Is anyone else growing this? I got some from zachary908 and I really like it! It transferred from emersed really well and I even have a bit outside growing emersed though we will see what happens when the dry heat sets in around here. I've read it can be trimmed to a bush but thinking about letting it grow out of the top and flower a bit. This is in a new tank so I have a bit of diatom hence the fat oto.:icon_mrgr


----------



## crazydaz (Mar 18, 2007)

Hey Schneeball! I also got some Persicaria Kawagoeanum from Zach about a month ago. Mine converted back to submersed form within days and turned bright pink. Here is a pic of it...it is the tall pink stem slightly left of center:









That was a few weeks ago; since then, I've tripled the stems and moved them slightly more left. I'll try to get a new photo up tomorrow.
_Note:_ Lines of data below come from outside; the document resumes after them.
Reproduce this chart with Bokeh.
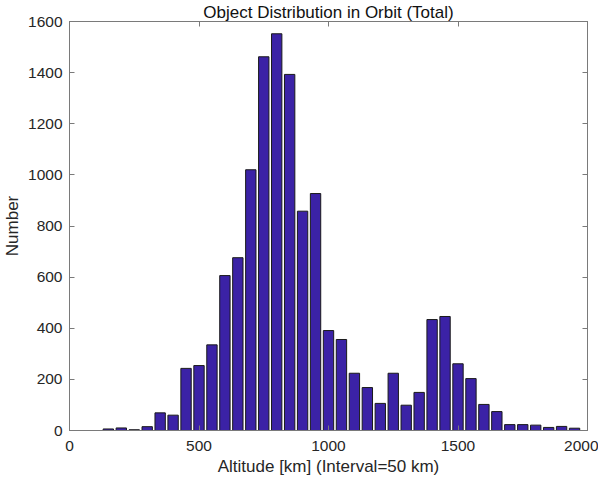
from bokeh.plotting import figure
from bokeh.models import LinearAxis, FixedTicker, Range1d
from bokeh.embed import file_html
from bokeh.resources import INLINE

altitudes = [150, 200, 250, 300, 350, 400, 450, 500, 550, 600, 650, 700, 750, 800, 850, 900, 950,
             1000, 1050, 1100, 1150, 1200, 1250, 1300, 1350, 1400, 1450, 1500, 1550, 1600, 1650,
             1700, 1750, 1800, 1850, 1900, 1950]
counts = [6, 10, 3, 15, 69, 60, 243, 254, 335, 606, 676, 1020, 1462, 1552, 1393, 858, 927,
          391, 356, 224, 168, 106, 224, 99, 149, 434, 446, 261, 203, 102, 74,
          23, 23, 21, 12, 16, 9]
x_ticks = [0, 500, 1000, 1500, 2000]
y_ticks = [0, 200, 400, 600, 800, 1000, 1200, 1400, 1600]

FONT = "Liberation Sans"
TXT = "#262626"
AX = "#7a7a7a"

p = figure(frame_width=518, frame_height=409, output_backend="svg", toolbar_location=None,
           x_range=Range1d(0, 2000), y_range=Range1d(0, 1600),
           title="Object Distribution in Orbit (Total)",
           min_border_left=64, min_border_right=11, min_border_top=19, min_border_bottom=0)
p.vbar(x=altitudes, top=counts, width=40, fill_color="#3b22a6", line_color="#1a1a1a", line_width=1)

p.title.align = "center"
p.title.text_font = FONT
p.title.text_font_size = "17px"
p.title.text_font_style = "normal"
p.title.text_color = "#111111"
p.title.standoff = 0
p.title.offset = 0

p.xgrid.visible = False
p.ygrid.visible = False
p.outline_line_color = AX

for ax in p.xaxis + p.yaxis:
    ax.major_tick_in = 5
    ax.major_tick_out = 0
    ax.minor_tick_in = 0
    ax.minor_tick_out = 0
    ax.axis_line_color = AX
    ax.major_tick_line_color = AX
    ax.major_label_text_font = FONT
    ax.major_label_text_font_size = "15.5px"
    ax.major_label_text_color = TXT
    ax.axis_label_text_font = FONT
    ax.axis_label_text_font_size = "17px"
    ax.axis_label_text_font_style = "normal"
    ax.axis_label_text_color = TXT

p.xaxis.ticker = FixedTicker(ticks=x_ticks)
p.yaxis.ticker = FixedTicker(ticks=y_ticks)
p.xaxis.axis_label = "Altitude [km] (Interval=50 km)"
p.yaxis.axis_label = "Number"
p.xaxis.major_label_standoff = 10
p.yaxis.major_label_standoff = 7
p.xaxis.axis_label_standoff = 3
p.yaxis.axis_label_standoff = 3

top_ax = LinearAxis(ticker=FixedTicker(ticks=x_ticks),
                    major_label_overrides={t: "" for t in x_ticks},
                    major_tick_in=5, major_tick_out=0, minor_tick_in=0, minor_tick_out=0,
                    axis_line_color=AX, major_tick_line_color=AX, major_label_standoff=0)
right_ax = LinearAxis(ticker=FixedTicker(ticks=y_ticks),
                      major_label_overrides={t: "" for t in y_ticks},
                      major_tick_in=5, major_tick_out=0, minor_tick_in=0, minor_tick_out=0,
                      axis_line_color=AX, major_tick_line_color=AX, major_label_standoff=0)
p.add_layout(top_ax, "above")
p.add_layout(right_ax, "right")

open("out.html", "w").write(file_html(p, INLINE))
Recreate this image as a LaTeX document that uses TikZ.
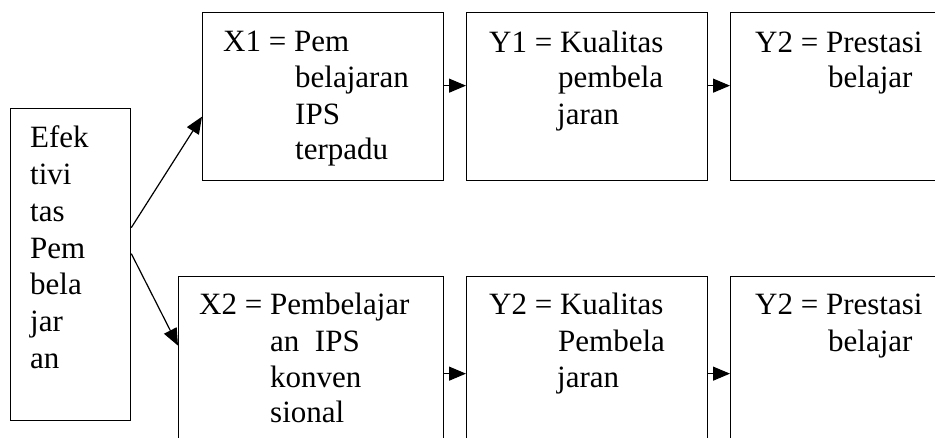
\documentclass[tikz,border=0pt]{standalone}
\usepackage{fontspec}
\setmainfont{Liberation Serif}
\usetikzlibrary{arrows.meta}
\tikzset{
  box/.style={draw=black, line width=1.3pt, inner sep=0pt, anchor=north west},
  txt/.style={inner sep=0pt, anchor=base west, font=\fontsize{31}{36}\selectfont},
  arr/.style={line width=1.2pt, -{Triangle[length=17pt,width=14pt]}}
}
\begin{document}
\begin{tikzpicture}[x=1pt,y=-1pt]
\useasboundingbox (0,0) rectangle (935,438);
\clip (0,0) rectangle (935,438);
% boxes
\node[box, minimum width=120pt, minimum height=312pt] (left) at (10,108) {};
\node[box, minimum width=241pt, minimum height=168pt] (x1) at (202,12) {};
\node[box, minimum width=241pt, minimum height=168pt] (y1) at (466,12) {};
\node[box, minimum width=240pt, minimum height=168pt] (y2a) at (730,12) {};
\node[box, minimum width=265pt, minimum height=184pt] (x2) at (178,276) {};
\node[box, minimum width=241pt, minimum height=184pt] (y1b) at (466,276) {};
\node[box, minimum width=240pt, minimum height=184pt] (y2b) at (730,276) {};
% left text
\foreach \t [count=\i] in {Efek,tivi,tas,Pem,bela,jar,an}
  \node[txt] (lt\i) at (30,{148+(\i-1)*36.7}) {\t};
% X1
\node[txt] (x1a) at (223,52) {X1 = Pem};
\node[txt] (x1b) at (295,88) {belajaran};
\node[txt] (x1c) at (295,125) {IPS};
\node[txt] (x1d) at (295,160) {terpadu};
% Y1
\node[txt] (y1a) at (489,53) {Y1 = Kualitas};
\node[txt] (y1b1) at (558,88) {pembela};
\node[txt] (y1c) at (557,125) {jaran};
% Y2 top
\node[txt] (y2a1) at (755,53) {Y2 = Prestasi};
\node[txt] (y2a2) at (828,88) {belajar};
% X2
\node[txt] (x2a) at (199,315) {X2 = Pembelajar};
\node[txt] (x2b) at (270,352) {an\ \ IPS};
\node[txt] (x2c) at (270,388) {konven};
\node[txt] (x2d) at (270,423) {sional};
% Y2 bottom (kualitas)
\node[txt] (ybk1) at (489,315) {Y2 = Kualitas};
\node[txt] (ybk2) at (558,352) {Pembela};
\node[txt] (ybk3) at (557,388) {jaran};
% Y2 bottom (prestasi)
\node[txt] (ybp1) at (755,315) {Y2 = Prestasi};
\node[txt] (ybp2) at (828,352) {belajar};
% arrows
\draw[arr] ([yshift=37pt]left.east) -- ([yshift=-20pt]x1.west);
\draw[arr] ([yshift=11pt]left.east) -- ([yshift=23pt]x2.west);
\draw[arr] ([yshift=11pt]x1.east) -- ([yshift=11pt]y1.west);
\draw[arr] ([yshift=11pt]y1.east) -- ([yshift=11pt]y2a.west);
\draw[arr] ([yshift=-5pt]x2.east) -- ([yshift=-5pt]y1b.west);
\draw[arr] ([yshift=-5pt]y1b.east) -- ([yshift=-5pt]y2b.west);
\end{tikzpicture}
\end{document}
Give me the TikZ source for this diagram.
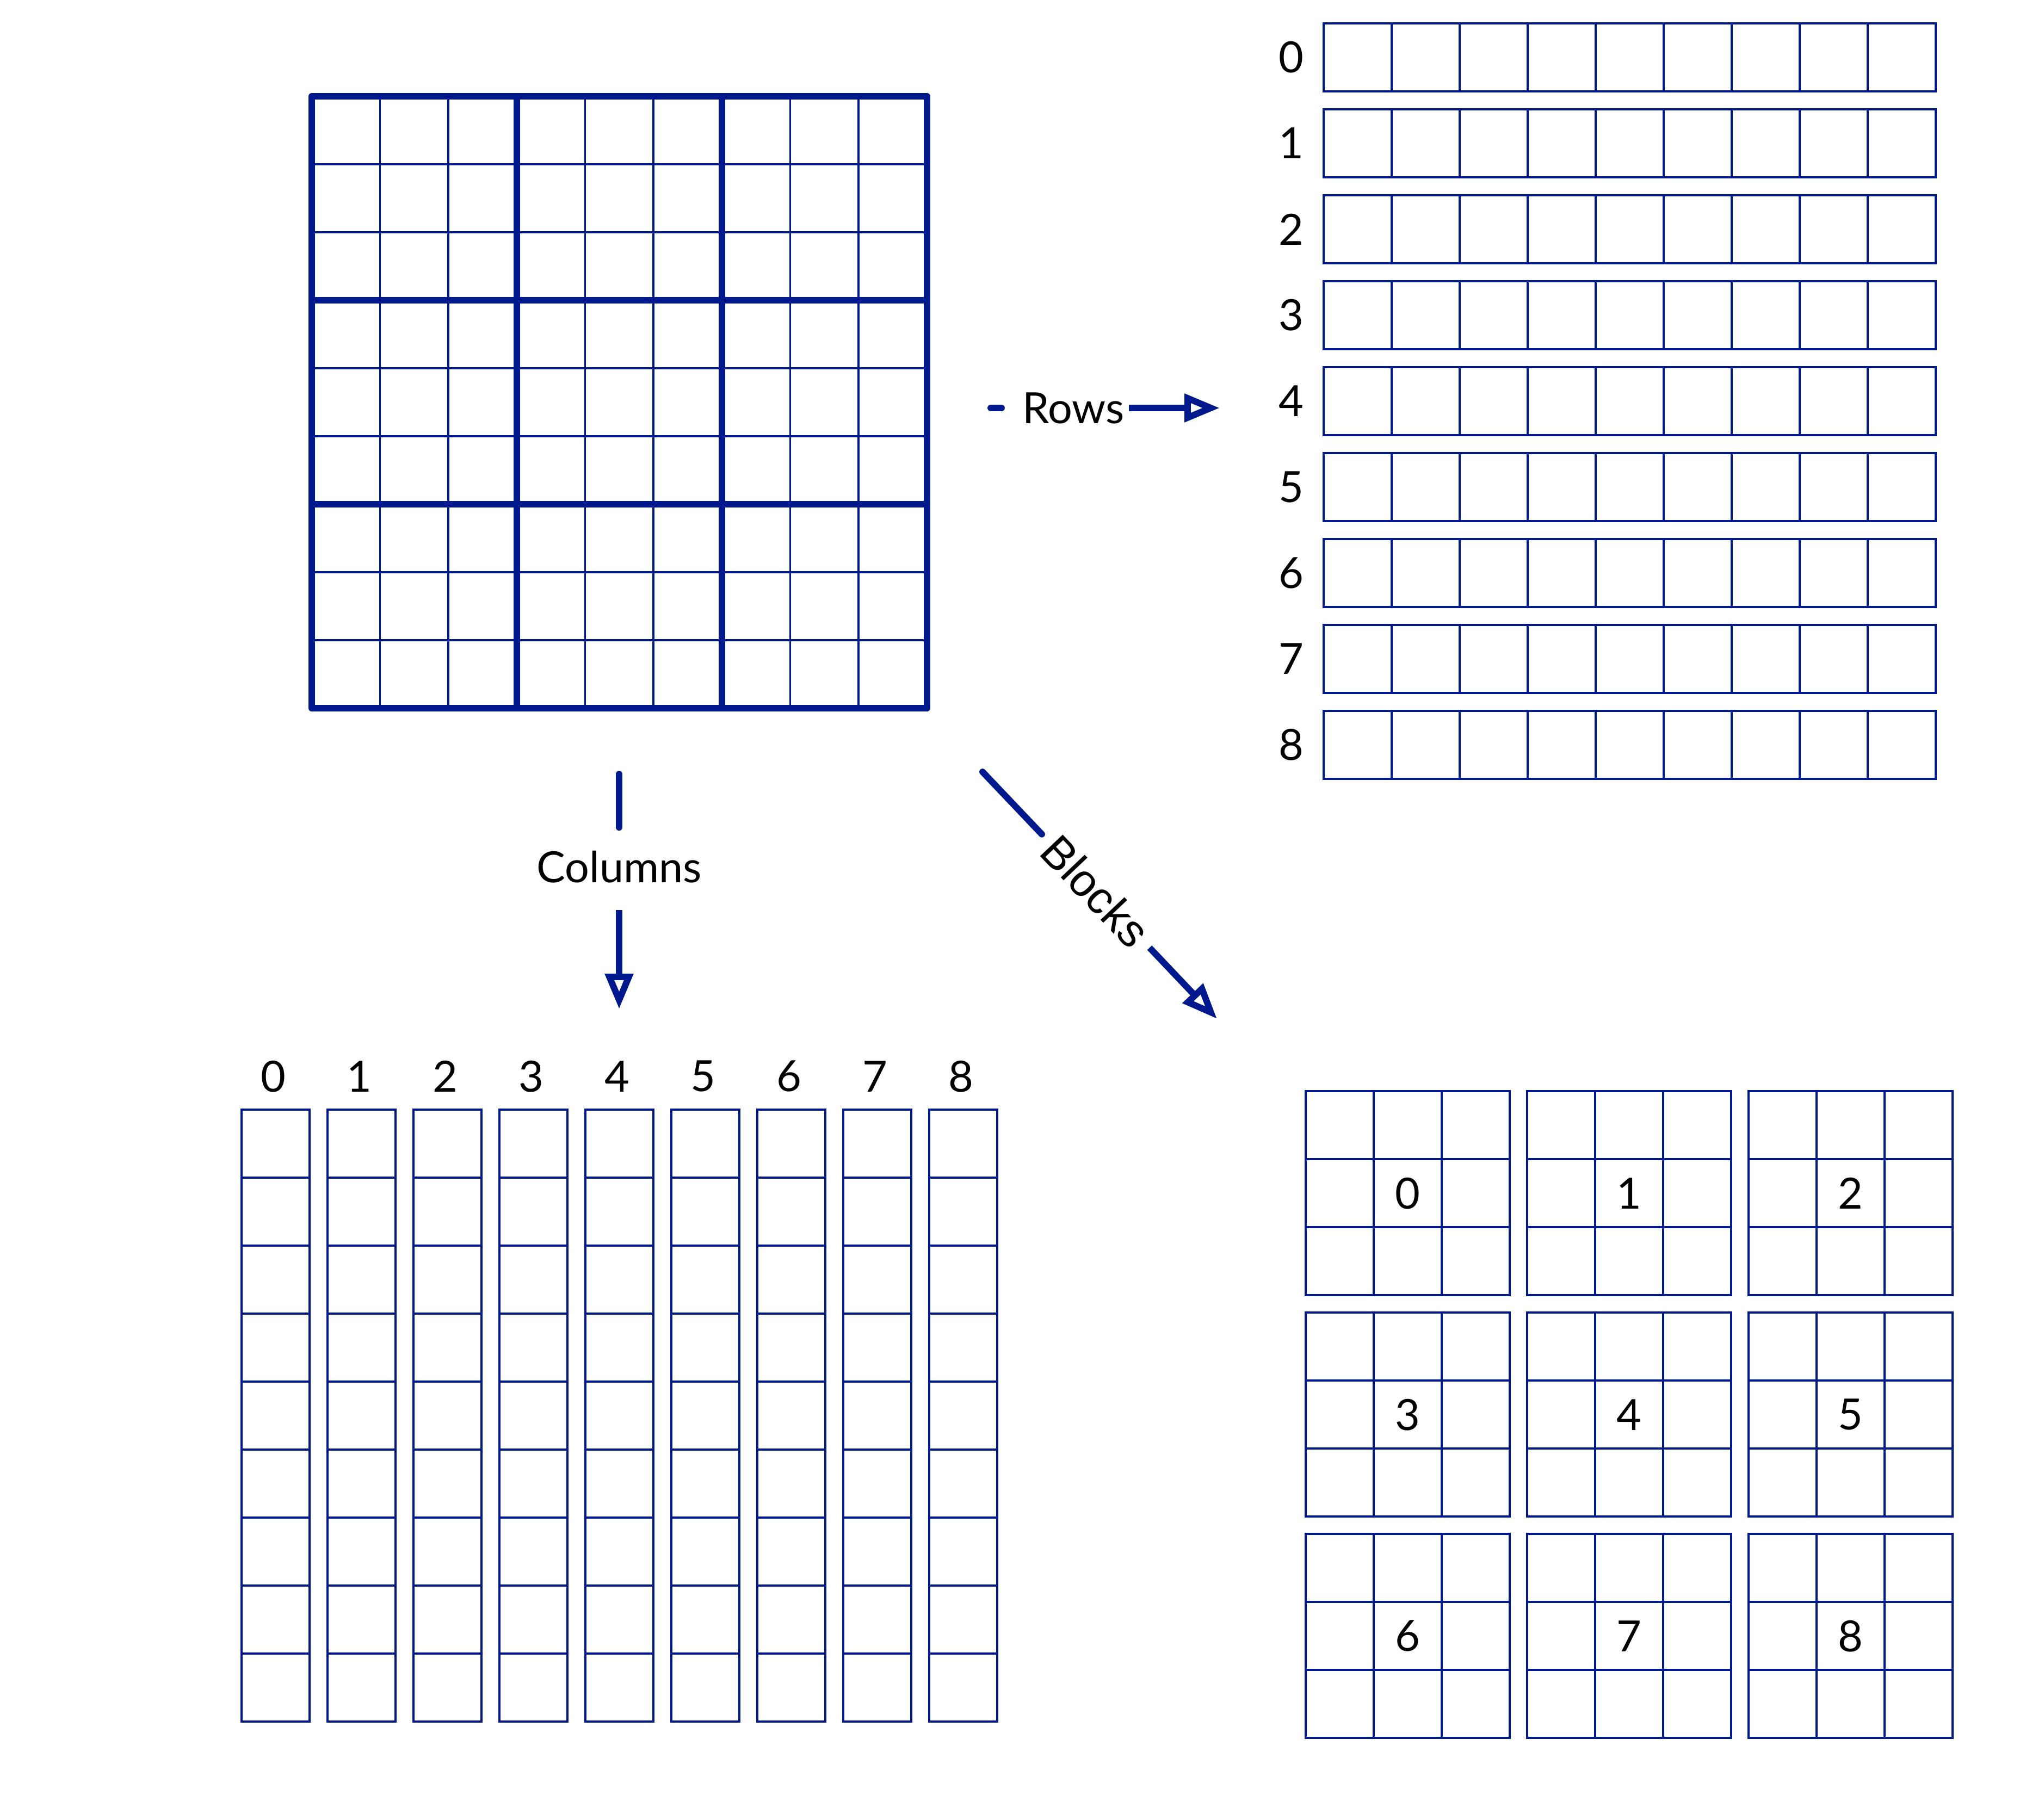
\documentclass[tikz,border=0pt]{standalone}
\usepackage{fontspec}
\setmainfont{Lato}
\newfontfamily\blockfont{Liberation Sans}
\usetikzlibrary{arrows.meta, positioning}
\definecolor{navy}{RGB}{0,25,140}

\tikzset{
    cellline/.style = {draw=navy, line width=0.85pt},
    boldline/.style = {draw=navy, line width=2.7pt, line cap=round, line join=round},
    conn/.style = {draw=navy, line width=2.7pt},
    lbl/.style = {inner sep=0pt},
}

\begin{document}
\begin{tikzpicture}[>={Triangle[open, length=0.52cm, width=0.4cm]},
                    font=\fontsize{18}{22}\selectfont]
        \def\gap{1.264}
        \def\bgap{3.256}

        \useasboundingbox (0,0) rectangle (29.792,-26.768);

        % big grid
        \begin{scope}[shift={(4.584,-10.416)}, xscale=1.005]
            \foreach \i in {1,2,4,5,7,8} {
                \draw[cellline] (\i,0) -- (\i,9);
                \draw[cellline] (0,\i) -- (9,\i);
            }
            \foreach \i in {3,6} {
                \draw[boldline] (\i,0) -- (\i,9);
                \draw[boldline] (0,\i) -- (9,\i);
            }
            \draw[boldline] (0,0) rectangle (9,9);
        \end{scope}

        % rows
        \foreach \r in {0,...,8} {
            \begin{scope}[shift={(19.464,{-1.344-\r*\gap})}]
                \foreach \c in {0,...,8}
                    \draw[cellline] (\c,0) rectangle ++(1,1);
                \node (rowlbl\r) at (-0.48,0.5) {\r};
            \end{scope}
        }

        % columns
        \foreach \c in {0,...,8} {
            \begin{scope}[shift={({3.552+\c*\gap},-25.32)}]
                \foreach \k in {0,...,8}
                    \draw[cellline] (0,\k) rectangle ++(1,1);
                \node (collbl\c) at (0.47,9.49) {\c};
            \end{scope}
        }

        % blocks
        \foreach \i in {0,1,2} {
            \foreach \j in {0,1,2} {
                \pgfmathtruncatemacro{\b}{3*\i+\j}
                \begin{scope}[shift={({19.2+\j*\bgap},{-19.05-\i*\bgap})}]
                    \foreach \x in {0,1,2}
                        \foreach \y in {0,1,2}
                            \draw[cellline] (\x,\y) rectangle ++(1,1);
                    \node (blklbl\b) at (1.5,1.5) {\b};
                \end{scope}
            }
        }

        % arrows
        \coordinate (rowsstart) at (14.568,-6.0);
        \coordinate (rowstip) at (17.936,-6.0);
        \node[lbl] (rowstxt) at (15.784,-6.0) {Rows};
        \draw[conn, line cap=round, shorten >=0.3cm] (rowsstart) -- (rowstxt.west);
        \draw[conn, ->, shorten <=0.06cm] (rowstxt.east) -- (rowstip);

        \coordinate (colsstart) at (9.104,-11.384);
        \coordinate (colstip) at (9.104,-14.84);
        \node[lbl] (colstxt) at (9.104,-12.752) {Columns};
        \draw[conn, line cap=round, shorten >=0.34cm] (colsstart) -- (colstxt.north);
        \draw[conn, ->, shorten <=0.39cm] (colstxt.south) -- (colstip);

        \coordinate (blkstart) at (14.448,-11.352);
        \coordinate (blktip) at (17.896,-14.984);
        \node[lbl, rotate=-46.5, font=\blockfont\fontsize{19}{23}\selectfont] (blktxt) at (16.112,-13.104) {Blocks};
        \draw[conn, line cap=round, shorten >=0.16cm] (blkstart) -- (blktxt.west);
        \draw[conn, ->, shorten <=0.16cm] (blktxt.east) -- (blktip);
    \end{tikzpicture}
\end{document}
It's a great plant!


----------



## zachary908 (Feb 12, 2011)

Glad to see the plants are doing well for you guys!  Nice pics too!


----------



## Schneeball (Dec 28, 2011)

Really liking the Ranunculus Inundatus too, thanks!


----------



## zachary908 (Feb 12, 2011)

Glad to hear, Schneeball!  Any pictures of the Ranunculus in your tank?


----------



## Schneeball (Dec 28, 2011)

Sorry I'm late!


----------



## zachary908 (Feb 12, 2011)

Looks like they are doing quite well!


----------



## Schneeball (Dec 28, 2011)

Thanks, I even moved one four inch runner over to my other bigger tank before i took that, love this plant!


----------



## SpecGrrl (Jul 26, 2012)

Squee!

8 am getting some pesicaria from crazydaz and am so excited!


----------



## crazydaz (Mar 18, 2007)

How is it looking now, SpecGrrl?


----------



## SpecGrrl (Jul 26, 2012)

crazydaz said:


> How is it looking now, SpecGrrl?


Alas, that was in the batch with the red root floaters that apparently got blanched in the mailbox.

So I lost them all they melted and didn't come back.

My own fault, bc I didn't set an alarm to check the mail and I was doing a Reiki attunement.

The good news is that my Reiki student's food sensitivities have cleared up considerably as has her depressions/anxiety!


----------